Mitten aus dem Alltag heraus, im Erleben der Konflikte, Sehnsüchte und Sternstunden soll der Film erzählen, wie diese Frauen mit der schwierigen und gleichzeitig reichen Identität als Behinderte, Mutter und Frau umgehen und welchen Freiraum sie dafür auf dem Waldhof haben.
„Hansi Brand“
Dokumentarfilm (Digital Video, ca. 30 Minuten)
Buch, Regie: Axel Brandt
Fördersumme: 20.000 Euro
Hansi Brand ist die letzte überlebende Zeugin von Ereignissen, die die israelische Öffentlichkeit bis heute traumatisieren und spalten: Die Verhandlungen Dr. Rezö Kastners mit Adolf Eichmann und dem Himmler-Vertrauten Kurt A. Becher um das Leben der ungarischen Juden. Kollaboration oder Kampf um Menschenleben: Nach dem Kastner-Prozess von 1956 berichtet Hansi Brand zum ersten Mal umfassend über den Kampf der „Waddah“ im Budabest der letzten Kriegsjahre.

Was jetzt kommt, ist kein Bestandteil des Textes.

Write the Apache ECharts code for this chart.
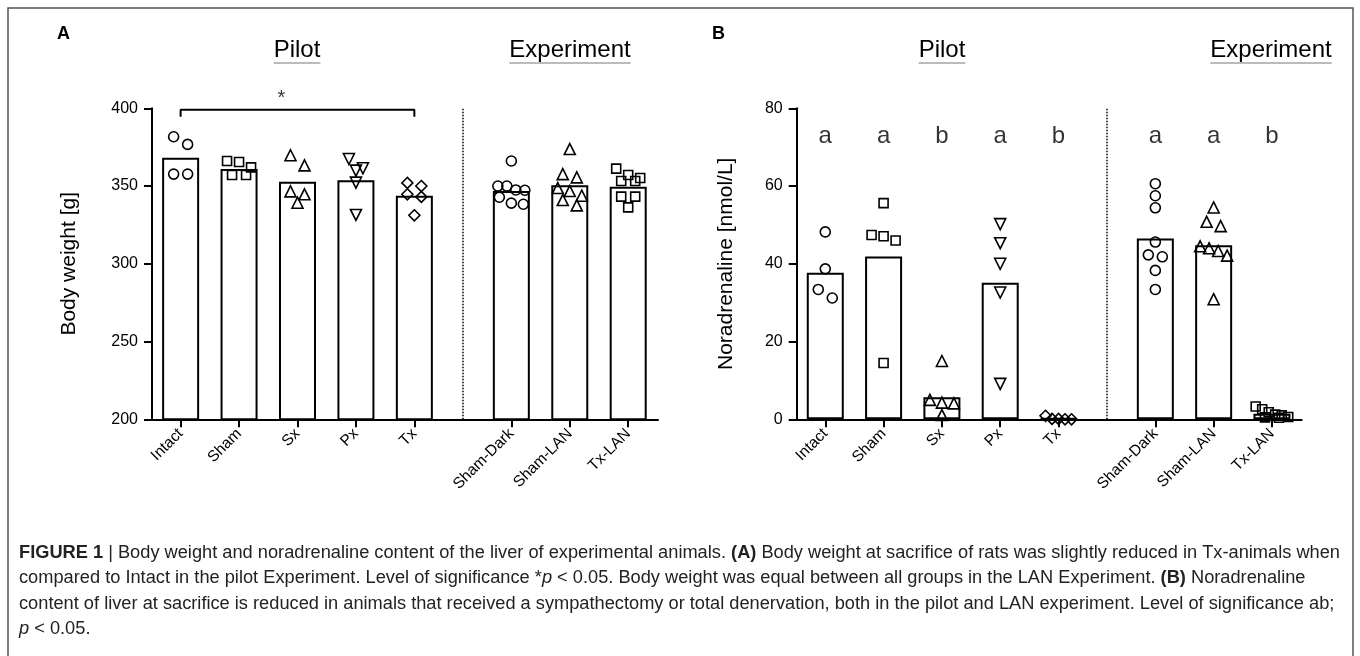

„Wo du bleibst, da bist du“
Kurzspielfilm (HDTV 24P, 35mm, ca. 15 Minuten)
Buch, Regie: Jana Marsik
Fördersumme: 15.000 Euro
Rosa (15) und Viktor (16) sind typische Jugendliche mit Träumen, Wünschen und einer diffusen Sehnsucht nach einem erfüllten leben.
Die Welten, aus denen die beiden kommen, könnten allerdings unterschiedlicher nicht sein: Rosa, aus reichem, behütetem Elternhaus, trifft während eines „Ausbruchversuchs“ – sie inszeniert sich als hartgesottenes Kid von der Straße – auf Viktor, einen Russlanddeutschen, der vor einiger Zeit mit seiner Familie nach Deutschland ausgesiedelt ist und sich seither entwurzelt und deplaziert fühlt. Er will nur eines: zurück nach Russland, aufs Konservatorium, Geige spielen.
Wie die beiden sich treffen, belügen und verlieben, davon erzählt „Wo du bleibst, da bist du“.
Vertrieb, Präsentation
„Zwanzig Minuten mit einem Engel“
Kurzspielfilm (35mm, 35 Minuten)
Regie: Radik Golovkov, nach dem gleichnamigen Theaterstück von Aleksander Vampilos
Ein Mann verschenkt scheinbar selbstlos und ohne Gegenleistung viel Geld an zwei Taugenichtse und erntet dafür statt Dank nur Misstrauen und Unverständnis. Eine Versuchsanordnung über das Gute im Menschen.
Produktion: Saskia Wegelein.
Gefördert wird eine englisch untertitelte Fassung. Fördersumme: 2.000 Euro.